The honors go to veteran journalists Jon Hilkevitch, Linda Lenz and Harry Porterfield, who will be honored for their extraordinary work in Chicago journalism at the CHC’s Lisagor Awards banquet on May 6, 2016. The award is bestowed on those who have made lasting contributions to the community and profession.
Hilkevitch, a Chicago Tribune transportation writer and columnist for nearly 37 years, is being lauded for his work as the consummate beat reporter, holding officials accountable for delivering essential services to the city while regularly helping to improve people’s daily Hilkevitch was best known for his “Getting Around” column and for hard-hitting investigations of Chicago area transit. In 2001, a team of Tribune reporters co-led by Hilkevitch was awarded the Pulitzer Prize for explanatory journalism for their series “Gateway to Gridlock,” which chronicled the capacity crisis confronting the airline industry and the nation’s commercial airports.

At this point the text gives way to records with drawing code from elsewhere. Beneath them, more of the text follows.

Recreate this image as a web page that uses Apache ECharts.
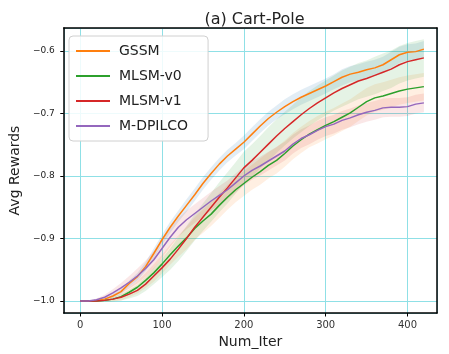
<!DOCTYPE html>
<html>
<head>
<meta charset="utf-8">
<script src="https://cdn.jsdelivr.net/npm/echarts@6/dist/echarts.min.js"></script>
<style>html,body{margin:0;padding:0;background:#fff}#c{width:449px;height:354px}</style>
</head>
<body>
<div id="c"></div>
<script>
const iters = [0,10,20,30,40,50,60,70,80,90,100,110,120,130,140,150,160,170,180,190,200,210,220,230,240,250,260,270,280,290,300,310,320,330,340,350,360,370,380,390,400,410,420];

const gssm = [-1.000,-1.000,-0.999,-0.997,-0.992,-0.985,-0.972,-0.961,-0.945,-0.924,-0.902,-0.882,-0.864,-0.847,-0.830,-0.812,-0.796,-0.781,-0.768,-0.757,-0.746,-0.733,-0.720,-0.708,-0.698,-0.689,-0.681,-0.674,-0.668,-0.662,-0.656,-0.649,-0.642,-0.637,-0.634,-0.630,-0.627,-0.622,-0.614,-0.606,-0.602,-0.601,-0.597];
const mlsmV0 = [-1.000,-1.000,-1.000,-0.999,-0.997,-0.993,-0.986,-0.978,-0.967,-0.955,-0.941,-0.926,-0.912,-0.899,-0.884,-0.872,-0.861,-0.847,-0.834,-0.822,-0.812,-0.802,-0.793,-0.783,-0.775,-0.764,-0.752,-0.742,-0.733,-0.726,-0.719,-0.713,-0.706,-0.699,-0.690,-0.681,-0.675,-0.672,-0.668,-0.664,-0.661,-0.659,-0.657];
const mlsmV1 = [-1.000,-1.000,-1.000,-0.999,-0.997,-0.994,-0.989,-0.983,-0.973,-0.960,-0.947,-0.933,-0.917,-0.900,-0.882,-0.866,-0.850,-0.834,-0.819,-0.803,-0.787,-0.775,-0.762,-0.749,-0.736,-0.724,-0.713,-0.702,-0.692,-0.683,-0.675,-0.667,-0.660,-0.654,-0.648,-0.644,-0.639,-0.634,-0.629,-0.622,-0.617,-0.614,-0.611];
const mdpilco = [-1.000,-1.000,-0.998,-0.994,-0.987,-0.979,-0.970,-0.960,-0.948,-0.934,-0.916,-0.898,-0.882,-0.870,-0.860,-0.850,-0.840,-0.831,-0.822,-0.811,-0.800,-0.791,-0.784,-0.776,-0.768,-0.760,-0.749,-0.740,-0.734,-0.727,-0.721,-0.717,-0.711,-0.707,-0.702,-0.698,-0.695,-0.691,-0.690,-0.690,-0.689,-0.685,-0.683];

const stdGssm = [0,0,0.001,0.002,0.003,0.004,0.005,0.006,0.007,0.008,0.008,0.009,0.009,0.01,0.01,0.01,0.01,0.01,0.01,0.01,0.011,0.011,0.011,0.011,0.011,0.012,0.012,0.012,0.012,0.012,0.012,0.012,0.013,0.013,0.013,0.013,0.013,0.013,0.013,0.013,0.013,0.013,0.013];
const stdV0 = [0,0,0.001,0.002,0.004,0.006,0.008,0.01,0.012,0.014,0.015,0.016,0.017,0.018,0.018,0.019,0.019,0.02,0.02,0.02,0.02,0.02,0.021,0.021,0.021,0.021,0.021,0.021,0.021,0.022,0.022,0.022,0.022,0.022,0.022,0.022,0.022,0.022,0.022,0.022,0.022,0.022,0.022];
const stdV1 = [0,0,0.001,0.002,0.003,0.005,0.007,0.009,0.011,0.013,0.015,0.017,0.019,0.02,0.021,0.022,0.023,0.024,0.025,0.025,0.026,0.026,0.026,0.027,0.027,0.027,0.027,0.028,0.028,0.028,0.028,0.028,0.029,0.029,0.029,0.029,0.03,0.03,0.03,0.03,0.03,0.03,0.03];
const stdMd = [0,0,0.002,0.004,0.006,0.008,0.01,0.012,0.013,0.014,0.015,0.015,0.015,0.015,0.015,0.015,0.015,0.015,0.015,0.015,0.015,0.015,0.015,0.015,0.015,0.015,0.015,0.015,0.015,0.015,0.015,0.015,0.015,0.015,0.015,0.015,0.015,0.015,0.015,0.015,0.015,0.015,0.015];

const names = ['GSSM','MLSM-v0','MLSM-v1','M-DPILCO'];
const means = [gssm, mlsmV0, mlsmV1, mdpilco];
const stds = [stdGssm, stdV0, stdV1, stdMd];
const lineColors = ['#ff7f0e','#2ca02c','#d62728','#9467bd'];
const fillColors = ['rgba(31,119,180,0.13)','rgba(255,127,14,0.12)','rgba(44,160,44,0.12)','rgba(214,39,40,0.11)'];

const FONT = 'DejaVu Sans';
const series = [];
means.forEach((m, i) => {
  const bandData = iters.map((x, k) => [x, m[k] - stds[i][k], m[k] + stds[i][k]]);
  series.push({
    type: 'custom', name: 'band_' + i, silent: true, z: 1, clip: true,
    data: bandData,
    encode: { x: 0, y: [1, 2] },
    renderItem: (params, api) => {
      if (params.dataIndex !== 0) return null;
      const up = [], lo = [];
      for (let k = 0; k < bandData.length; k++) {
        up.push(api.coord([bandData[k][0], bandData[k][2]]));
        lo.push(api.coord([bandData[k][0], bandData[k][1]]));
      }
      const pts = up.concat(lo.reverse());
      const cs = params.coordSys;
      return {
        type: 'polygon',
        shape: { points: pts },
        style: { fill: fillColors[i], stroke: null },
        clipPath: { type: 'rect', shape: { x: cs.x, y: cs.y, width: cs.width, height: cs.height } }
      };
    }
  });
});
means.forEach((m, i) => {
  series.push({
    type: 'line', name: names[i], data: iters.map((x, k) => [x, m[k]]),
    symbol: 'none', showSymbol: false, color: lineColors[i],
    lineStyle: { width: 1.5, color: lineColors[i] }, z: 3
  });
});

const gridLine = { show: true, lineStyle: { color: '#8fe0e6', width: 1 } };
const frameAxis = { show: true, onZero: false, lineStyle: { color: '#000', width: 1.5 } };

const chart = echarts.init(document.getElementById('c'), null, { renderer: 'canvas' });
chart.setOption({
  animation: false,
  backgroundColor: '#fff',
  title: {
    text: '(a) Cart-Pole', left: 249.5, textAlign: 'center', top: 7,
    textStyle: { fontFamily: FONT, fontSize: 16, fontWeight: 'normal', color: '#222' }
  },
  grid: { left: 62, right: 12, top: 28, bottom: 41 },
  legend: {
    data: names.map((n, i) => ({ name: n, icon: 'rect', itemStyle: { color: lineColors[i] } })),
    orient: 'vertical', left: 69, top: 36,
    itemWidth: 34, itemHeight: 2, itemGap: 9,
    padding: [7, 20, 7, 7],
    backgroundColor: 'rgba(255,255,255,0.85)', borderColor: '#d0d0d0', borderWidth: 1, borderRadius: 4,
    textStyle: { fontFamily: FONT, fontSize: 14, color: '#222', lineHeight: 16, padding: [0, 0, 0, 4] }
  },
  xAxis: [{
    type: 'value', min: -20, max: 436, splitNumber: 5,
    name: 'Num_Iter', nameLocation: 'middle', nameGap: 22,
    nameTextStyle: { fontFamily: FONT, fontSize: 14, color: '#222' },
    axisLine: frameAxis,
    axisTick: { show: true, inside: false, length: 3.5, lineStyle: { color: '#000' } },
    axisLabel: { fontFamily: FONT, fontSize: 10, color: '#333', margin: 7, showMinLabel: false, showMaxLabel: false },
    splitLine: gridLine
  }, {
    type: 'value', position: 'top', min: -20, max: 436,
    axisLine: frameAxis, axisTick: { show: false }, axisLabel: { show: false }, splitLine: { show: false }
  }],
  yAxis: [{
    type: 'value', min: -1.0192, max: -0.5632, splitNumber: 5,
    name: 'Avg Rewards', nameLocation: 'middle', nameGap: 41,
    nameTextStyle: { fontFamily: FONT, fontSize: 14, color: '#222' },
    axisLine: frameAxis,
    axisTick: { show: true, inside: false, length: 3.5, lineStyle: { color: '#000' } },
    axisLabel: {
      fontFamily: FONT, fontSize: 9, color: '#222', margin: 9, showMinLabel: false, showMaxLabel: false,
      formatter: v => (v < 0 ? '\u2212' : '') + Math.abs(v).toFixed(1)
    },
    splitLine: gridLine
  }, {
    type: 'value', position: 'right', min: -1.0192, max: -0.5632,
    axisLine: frameAxis, axisTick: { show: false }, axisLabel: { show: false }, splitLine: { show: false }
  }],
  series: series
});
</script>
</body>
</html>
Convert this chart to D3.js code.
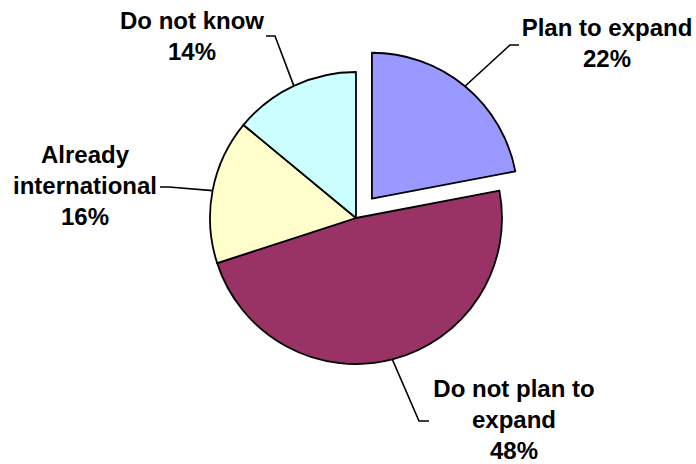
<!DOCTYPE html>
<html>
<head>
<meta charset="utf-8">
<script src="https://cdn.jsdelivr.net/npm/d3@7"></script>
<style>
  html, body { margin: 0; padding: 0; background: #fff; }
  svg { display: block; }
  text { font-family: "Liberation Sans", Arial, sans-serif; font-weight: bold; font-size: 24px; fill: #000; }
</style>
</head>
<body>
<svg id="chart" width="696" height="464"></svg>
<script>
// Survey answers, clockwise from 12 o'clock
const categories = ["Plan to expand", "Do not plan to expand", "Already international", "Do not know"];
const shares = [22, 48, 16, 14];
const labelLines = [["Plan to expand"], ["Do not plan to", "expand"], ["Already", "international"], ["Do not know"]];
const colors = ["#9999FF", "#993366", "#FFFFCC", "#CCFFFF"];

// Layout: pie geometry and label placement
const cx = 356, cy = 218, radius = 146, explode = 25;
const exploded = [true, false, false, false];
const labelLayout = [
  { x: 607, y: 36, elbow: [[510, 45], [519, 45]] },
  { x: 514, y: 397, elbow: [[419, 421], [429, 421]] },
  { x: 85, y: 163, elbow: [[169, 187], [160, 187]] },
  { x: 192, y: 29, elbow: [[275, 36], [266, 36]] }
];
const lineHeight = 31;

const svg = d3.select("#chart");
const g = svg.append("g").attr("transform", `translate(${cx},${cy})`);

const pie = d3.pie().sort(null).value(d => d.value);
const arcs = pie(categories.map((c, i) => ({ name: c, value: shares[i], i })));
const arc = d3.arc().innerRadius(0).outerRadius(radius);

function offset(d) {
  if (!exploded[d.data.i]) return [0, 0];
  const a = (d.startAngle + d.endAngle) / 2;
  return [explode * Math.sin(a), -explode * Math.cos(a)];
}

g.selectAll("path.slice")
  .data(arcs)
  .join("path")
  .attr("class", "slice")
  .attr("d", arc)
  .attr("transform", d => `translate(${offset(d)})`)
  .attr("fill", d => colors[d.data.i])
  .attr("stroke", "#000")
  .attr("stroke-width", 1.8)
  .attr("stroke-linejoin", "round");

// Leader lines: from the slice edge at its mid-angle to the label elbow
const line = d3.line();
arcs.forEach(d => {
  const i = d.data.i;
  const a = (d.startAngle + d.endAngle) / 2;
  const [ox, oy] = offset(d);
  const start = [cx + ox + radius * Math.sin(a), cy + oy - radius * Math.cos(a)];
  svg.append("path")
    .attr("d", line([start, ...labelLayout[i].elbow]))
    .attr("fill", "none")
    .attr("stroke", "#000")
    .attr("stroke-width", 1.6);
});

// Category name and percentage
arcs.forEach(d => {
  const i = d.data.i;
  const L = labelLayout[i];
  const lines = [...labelLines[i], d3.format("d")(d.data.value) + "%"];
  const t = svg.append("text").attr("text-anchor", "middle");
  lines.forEach((s, k) => {
    t.append("tspan").attr("x", L.x).attr("y", L.y + k * lineHeight).text(s);
  });
});
</script>
</body>
</html>
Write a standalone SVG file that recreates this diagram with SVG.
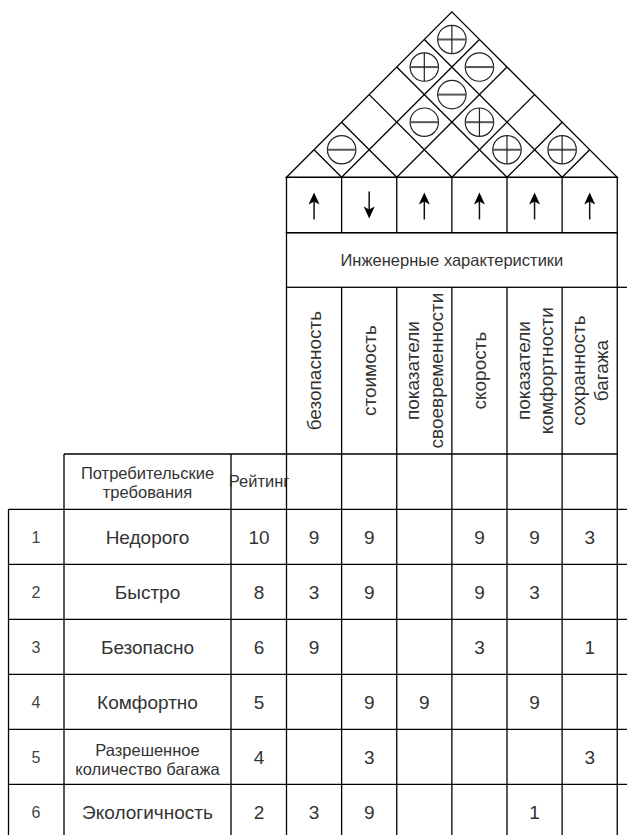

Lenz is the founder and longtime publisher of Catalyst Chicago, a publication dedicated to chronicling efforts to educate the city’s children. Before launching Catalyst in 1990, she was the education writer for the Chicago Sun-Times and an editorial writer for the Chicago Daily News. She also is former president of the Education Writers Association, a 900-member organization that promotes informed coverage of education.
Lenz was a trailblazer for founding Catalyst during a period of immense change in Chicago Public Schools. Its mission is just as important today, as a go-to source for education coverage as the CPS continues struggling through its challenges. She has mentored many a reporter as Catalyst took the school system to task at every opportunity.
Porterfield was an anchorman and reporter at CBS 2 and ABC 7 for more than 50 years, earning him 11 regional Emmy awards, an Alfred I. duPont-Columbia Journalism Award, a Studs Terkel Award and the Operation PUSH Media Fairness Award.
Porterfield was perhaps best known for his long-running profile series, “Someone You Should Know,” which first aired in 1977. He also created the Emmy-award winning shows “Channel Two: The People” and “Two on Two.” He began his career in broadcast journalism in 1955 as a jazz disc jockey with radio station WKNX in Saginaw, Michigan.
The Lisagor awards dinner will be held Friday May 6, 2016, at The Union League Club of Chicago, 65 W. Jackson St. Cocktails begin at 5:30 p.m. and the dinner and awards presentation is at 7 p.m. The cost to attend is $90 for Headline Club members, $105 for non-members and $900-$1080 for a table of 10-12.
In addition to the Lifetime Achievement Award and Lisagor prizes, awarded in a variety of categories, the club also awards two additional special prizes: The Watchdog Award, for excellence in public interest reporting, and The Anne Keegan Award, named after a former Chicago Tribune reporter who highlighted the plight and achievements of the common man.